— BEGIN —

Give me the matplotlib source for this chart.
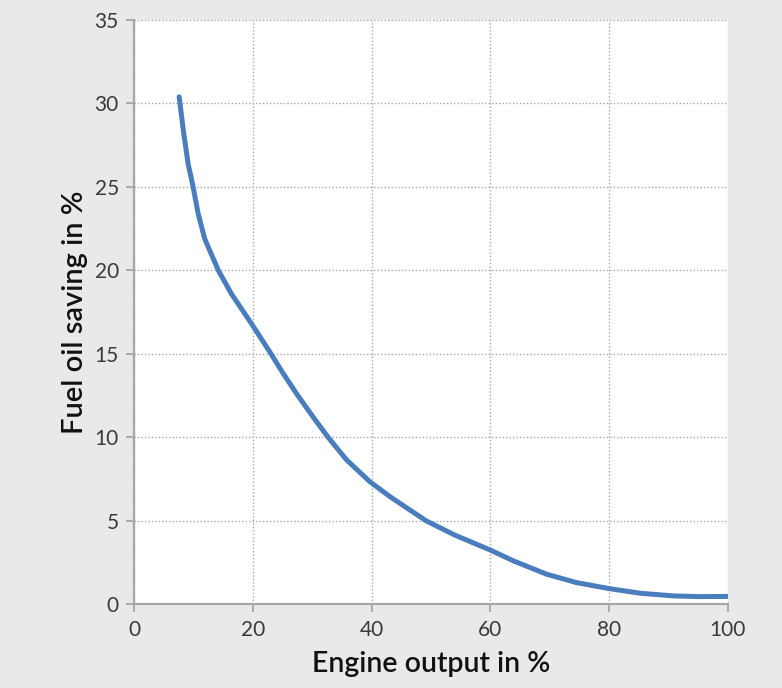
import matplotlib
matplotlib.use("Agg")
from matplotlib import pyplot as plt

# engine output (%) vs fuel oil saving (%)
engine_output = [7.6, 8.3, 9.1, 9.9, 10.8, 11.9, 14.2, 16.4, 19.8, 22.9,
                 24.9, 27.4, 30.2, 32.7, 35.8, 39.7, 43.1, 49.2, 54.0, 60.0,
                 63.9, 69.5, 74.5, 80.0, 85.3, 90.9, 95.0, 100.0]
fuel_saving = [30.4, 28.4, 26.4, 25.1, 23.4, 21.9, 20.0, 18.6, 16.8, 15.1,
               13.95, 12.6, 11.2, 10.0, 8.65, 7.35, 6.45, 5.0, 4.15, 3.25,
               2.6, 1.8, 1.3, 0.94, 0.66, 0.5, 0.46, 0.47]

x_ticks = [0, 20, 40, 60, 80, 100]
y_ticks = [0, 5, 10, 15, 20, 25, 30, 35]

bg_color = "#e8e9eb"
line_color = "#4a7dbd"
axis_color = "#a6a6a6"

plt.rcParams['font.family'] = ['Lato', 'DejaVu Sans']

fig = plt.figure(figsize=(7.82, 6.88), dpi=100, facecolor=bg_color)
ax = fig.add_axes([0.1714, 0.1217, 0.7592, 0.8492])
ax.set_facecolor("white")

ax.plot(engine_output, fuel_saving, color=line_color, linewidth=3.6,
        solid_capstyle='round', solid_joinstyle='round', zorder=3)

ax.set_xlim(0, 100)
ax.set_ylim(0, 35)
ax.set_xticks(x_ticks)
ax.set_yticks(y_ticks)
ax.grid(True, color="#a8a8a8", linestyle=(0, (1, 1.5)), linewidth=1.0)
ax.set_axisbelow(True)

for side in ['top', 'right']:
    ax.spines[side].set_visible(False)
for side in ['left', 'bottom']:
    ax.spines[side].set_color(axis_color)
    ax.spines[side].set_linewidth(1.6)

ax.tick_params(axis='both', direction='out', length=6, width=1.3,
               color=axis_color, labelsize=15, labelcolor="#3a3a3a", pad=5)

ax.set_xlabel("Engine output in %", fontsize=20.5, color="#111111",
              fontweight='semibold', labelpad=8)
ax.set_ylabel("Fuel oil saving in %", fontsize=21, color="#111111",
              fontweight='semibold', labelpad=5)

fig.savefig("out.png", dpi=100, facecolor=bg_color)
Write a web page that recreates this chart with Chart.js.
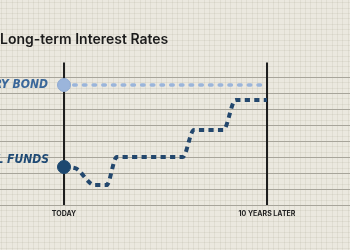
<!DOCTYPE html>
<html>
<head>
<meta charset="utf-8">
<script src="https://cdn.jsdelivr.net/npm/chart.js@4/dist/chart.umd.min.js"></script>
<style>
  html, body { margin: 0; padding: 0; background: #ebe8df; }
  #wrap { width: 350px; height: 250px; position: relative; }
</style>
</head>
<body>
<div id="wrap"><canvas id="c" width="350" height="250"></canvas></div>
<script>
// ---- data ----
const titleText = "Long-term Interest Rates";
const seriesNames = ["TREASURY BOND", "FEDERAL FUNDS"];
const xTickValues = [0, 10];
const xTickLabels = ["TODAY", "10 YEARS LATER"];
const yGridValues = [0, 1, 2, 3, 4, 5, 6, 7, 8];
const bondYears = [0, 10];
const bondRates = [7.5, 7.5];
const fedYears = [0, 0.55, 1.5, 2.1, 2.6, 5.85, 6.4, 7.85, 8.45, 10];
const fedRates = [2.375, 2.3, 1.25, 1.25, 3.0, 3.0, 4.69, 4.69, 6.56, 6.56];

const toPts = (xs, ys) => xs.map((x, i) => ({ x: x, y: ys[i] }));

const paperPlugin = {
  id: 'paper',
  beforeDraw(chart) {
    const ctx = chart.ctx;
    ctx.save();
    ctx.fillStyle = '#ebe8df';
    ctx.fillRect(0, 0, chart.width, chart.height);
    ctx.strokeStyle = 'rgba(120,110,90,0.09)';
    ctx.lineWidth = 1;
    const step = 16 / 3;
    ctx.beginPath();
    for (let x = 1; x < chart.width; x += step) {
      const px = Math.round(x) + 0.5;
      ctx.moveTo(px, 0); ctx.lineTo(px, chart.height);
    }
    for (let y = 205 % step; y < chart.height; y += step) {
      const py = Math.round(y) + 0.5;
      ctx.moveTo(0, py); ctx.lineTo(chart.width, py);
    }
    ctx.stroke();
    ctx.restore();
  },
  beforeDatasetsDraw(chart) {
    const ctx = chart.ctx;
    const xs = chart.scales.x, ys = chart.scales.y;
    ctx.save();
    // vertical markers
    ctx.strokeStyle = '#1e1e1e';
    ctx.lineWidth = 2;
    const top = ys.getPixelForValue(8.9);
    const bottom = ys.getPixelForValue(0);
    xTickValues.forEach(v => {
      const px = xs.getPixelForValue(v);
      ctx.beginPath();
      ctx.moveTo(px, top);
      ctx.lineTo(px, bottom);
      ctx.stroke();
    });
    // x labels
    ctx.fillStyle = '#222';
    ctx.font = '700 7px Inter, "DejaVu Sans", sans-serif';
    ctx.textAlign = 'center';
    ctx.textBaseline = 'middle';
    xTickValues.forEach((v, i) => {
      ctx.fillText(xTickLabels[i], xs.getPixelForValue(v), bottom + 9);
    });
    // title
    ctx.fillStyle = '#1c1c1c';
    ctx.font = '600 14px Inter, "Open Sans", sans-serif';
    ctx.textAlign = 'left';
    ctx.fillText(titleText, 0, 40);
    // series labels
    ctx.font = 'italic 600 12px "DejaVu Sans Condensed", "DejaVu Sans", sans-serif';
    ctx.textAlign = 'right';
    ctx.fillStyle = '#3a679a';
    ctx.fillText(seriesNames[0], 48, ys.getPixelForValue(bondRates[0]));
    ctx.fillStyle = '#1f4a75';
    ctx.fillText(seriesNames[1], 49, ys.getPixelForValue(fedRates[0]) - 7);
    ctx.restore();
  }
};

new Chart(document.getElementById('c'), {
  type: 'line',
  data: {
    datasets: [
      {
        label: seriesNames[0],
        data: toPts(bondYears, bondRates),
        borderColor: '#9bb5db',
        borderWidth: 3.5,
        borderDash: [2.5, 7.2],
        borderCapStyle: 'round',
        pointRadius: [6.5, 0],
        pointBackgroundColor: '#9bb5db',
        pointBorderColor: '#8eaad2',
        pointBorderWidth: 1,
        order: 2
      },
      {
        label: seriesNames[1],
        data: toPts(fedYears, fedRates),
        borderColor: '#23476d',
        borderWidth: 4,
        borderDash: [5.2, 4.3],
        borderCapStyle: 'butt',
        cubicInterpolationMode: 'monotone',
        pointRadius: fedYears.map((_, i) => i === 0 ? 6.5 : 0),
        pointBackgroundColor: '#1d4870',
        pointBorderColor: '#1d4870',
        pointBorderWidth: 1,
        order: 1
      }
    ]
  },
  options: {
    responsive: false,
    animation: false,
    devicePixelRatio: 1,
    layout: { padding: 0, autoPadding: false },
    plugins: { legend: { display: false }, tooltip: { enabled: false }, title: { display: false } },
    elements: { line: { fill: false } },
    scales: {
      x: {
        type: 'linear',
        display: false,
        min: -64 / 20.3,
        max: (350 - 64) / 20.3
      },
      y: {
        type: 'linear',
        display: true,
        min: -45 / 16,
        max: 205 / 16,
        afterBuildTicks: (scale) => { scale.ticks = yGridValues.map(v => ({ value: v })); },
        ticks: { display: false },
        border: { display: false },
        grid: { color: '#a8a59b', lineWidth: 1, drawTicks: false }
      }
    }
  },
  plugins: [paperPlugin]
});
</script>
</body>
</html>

— END —

Objective:
Check each line of the entries above, and show every one holding the word "this".

Written answer:
Give me the matplotlib source for this chart.
Write a web page that recreates this chart with Chart.js.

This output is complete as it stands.